微化石や有機化合物(脂肪酸,アルカン,色素,DNAの破片など)の形で湖底堆積層の中に残されている生物学的な情報の解析も大幅に可能性を広げている。例えば炭化水素の長さや形からもとの植物が陸生か水性かの判断ができるし,草本か木本かも分かる。色素やDNAの断片も堆積層の中に比較的安定に保存されていて分析ができる。花粉,黄金藻,ケイ藻など生物としての元の形を残していて種のレベルまで示すことができるものもある。特に,前2者については丈夫な殻に包まれ保存されているDNAから,進化の過程を追跡することも試みる。生物起源の化学成分から元の生物のグループ分けと存在量の変動の再現くらいまで可能である。これらの情報は,それらの生物相の変化自体がなぜ起こったのかを議論するための基礎情報であるばかりでなく,これまでの研究で推定された気温や降水量の変動が妥当なものであるかどうかを検討するためにも有効である。このようにバイカル湖の湖底堆積層が豊富な生物情報を含むことは,研究試料として海洋底や氷床から得た柱状試料に比べて非常に優れた点である。
以上に述べたようなこの地域の特徴ある環境変化の歴史を再現するために,以下のような作業・研究課題を総合的に推進する。
1.バイカル湖底堆積層柱状試料の採取及び現場測定
湖の全面結氷期間内に,氷の中に閉じ込めた浮体に設置した掘削機を用いて,全層でコアを回収する掘削作業を完了する。(1)掘削地点の選定,(2)掘削,(3)掘削井壁面の物理的性質及び透磁率測定・ガス成分分析,が主な内容となる。
2.柱状試料の分析と解析
(1)堆積層の年代決定法では,古地磁気・岩石磁気年代測定,14C加速器質量分析(〜5万年),10Be/26Al比加速器質量分析法(〜1千万年)に関する研究に取り組む。10Be/26Al比法は本研究のための新技術である。
(2)物理的・化学的測定及び堆積環境・湖内移流拡散に関しては,堆積物の比重,含水率,粒度分布などの物性,有機化合物・無機元素・安定同位体比測定による物質循環系の構造解明に取り組む。流域の風化や地形変化についても解析する。
(3)生物情報解析による古環境変動再現では,植生,植物化石花粉・藻類のDNA,微化石群集などに関する量と種の変動を測定し,解析を行う。
3.国際研究協力体制及びデータベース
バイカルデータベースの構築も,学際的集中化を指向した国際共同研究の重要な課題の一つである。

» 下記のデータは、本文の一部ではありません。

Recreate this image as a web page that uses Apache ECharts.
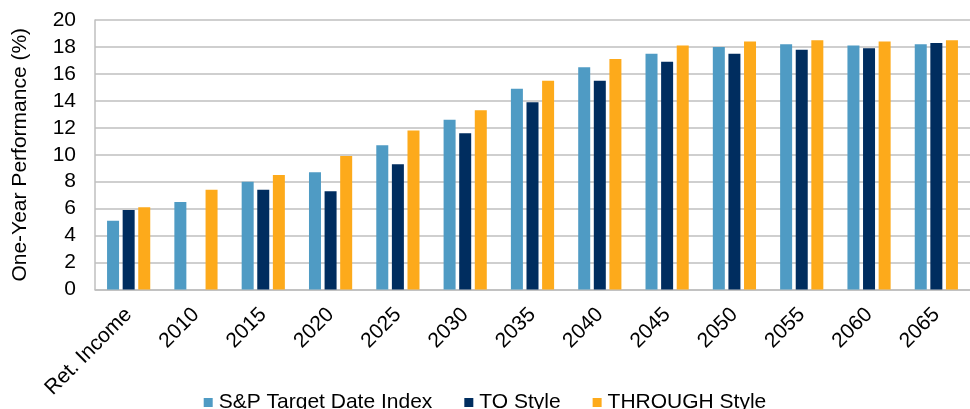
<!DOCTYPE html>
<html>
<head>
<meta charset="utf-8">
<script src="https://cdn.jsdelivr.net/npm/echarts@6/dist/echarts.min.js"></script>
<style>html,body{margin:0;padding:0;background:#fff;}#chart{width:970px;height:409px;}</style>
</head>
<body>
<div id="chart"></div>
<script>
const categories = ['Ret. Income','2010','2015','2020','2025','2030','2035','2040','2045','2050','2055','2060','2065'];
const spTargetDate = [5.1, 6.5, 8.0, 8.7, 10.7, 12.6, 14.9, 16.5, 17.5, 18.0, 18.2, 18.1, 18.2];
const toStyle      = [5.9, null, 7.4, 7.3, 9.3, 11.6, 13.9, 15.5, 16.9, 17.5, 17.8, 17.9, 18.3];
const throughStyle = [6.1, 7.4, 8.5, 9.9, 11.8, 13.3, 15.5, 17.1, 18.1, 18.4, 18.5, 18.4, 18.5];
const seriesNames = ['S&P Target Date Index', 'TO Style', 'THROUGH Style'];
const yTicks = { min: 0, max: 20, interval: 2 };

const colors = ['#4F9BC4', '#002D5F', '#FDAA1B'];
const font = 'Liberation Sans, Arial, sans-serif';
const chart = echarts.init(document.getElementById('chart'));
const mk = (name, data, i) => ({
  name, type: 'bar', data, barWidth: 12, barGap: '30%',
  itemStyle: { color: colors[i] }
});
chart.setOption({
  animation: false,
  textStyle: { fontFamily: font },
  grid: { left: 95, right: -14, top: 20, bottom: 119.5 },
  legend: {
    left: 'center', top: 387, itemWidth: 9, itemHeight: 9, itemGap: 32,
    icon: 'rect',
    textStyle: { fontSize: 21, color: '#000', fontFamily: font, padding: [0,0,0,1] },
    data: seriesNames
  },
  xAxis: {
    type: 'category', data: categories,
    axisLine: { show: true, lineStyle: { color: '#BFBFBF', width: 1.5 } },
    axisTick: { show: false },
    axisLabel: { rotate: 45, fontSize: 21, color: '#000', margin: 22, interval: 0, fontFamily: font }
  },
  yAxis: {
    type: 'value', min: yTicks.min, max: yTicks.max, interval: yTicks.interval,
    name: 'One-Year Performance (%)', nameLocation: 'middle', nameGap: 64,
    nameTextStyle: { fontSize: 21, color: '#000', fontFamily: font },
    axisLine: { show: true, lineStyle: { color: '#BFBFBF', width: 1.5 } },
    axisTick: { show: false },
    axisLabel: { fontSize: 21, color: '#000', margin: 19, fontFamily: font },
    splitLine: { show: true, lineStyle: { color: '#BFBFBF', width: 1.5 } }
  },
  series: [
    mk(seriesNames[0], spTargetDate, 0),
    mk(seriesNames[1], toStyle, 1),
    mk(seriesNames[2], throughStyle, 2)
  ]
});
</script>
</body>
</html>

以上の課題に取り組むことによって,内陸部における古環境の精緻で連続的な再現を行い,気候や生物相の変化を支配する機構を明らかにする。ここでの成果を土台に将来は,環境の大きな変化が遺伝子の変化を引き起こす原因の一つであるかどうかなどについても議論できるよう研究を発展させていきたい。
筆者プロフィール:
愛知県豊橋市で高校卒業まで過ごす。名古屋大学,東京工業大学を経て1976年に国立公害研究所(当時)に入所。陸水の富栄養化,モニタリング手法,酸性雨などの研究に携わり,現在はバイカル湖における国際共同研究プロジェクトに従事。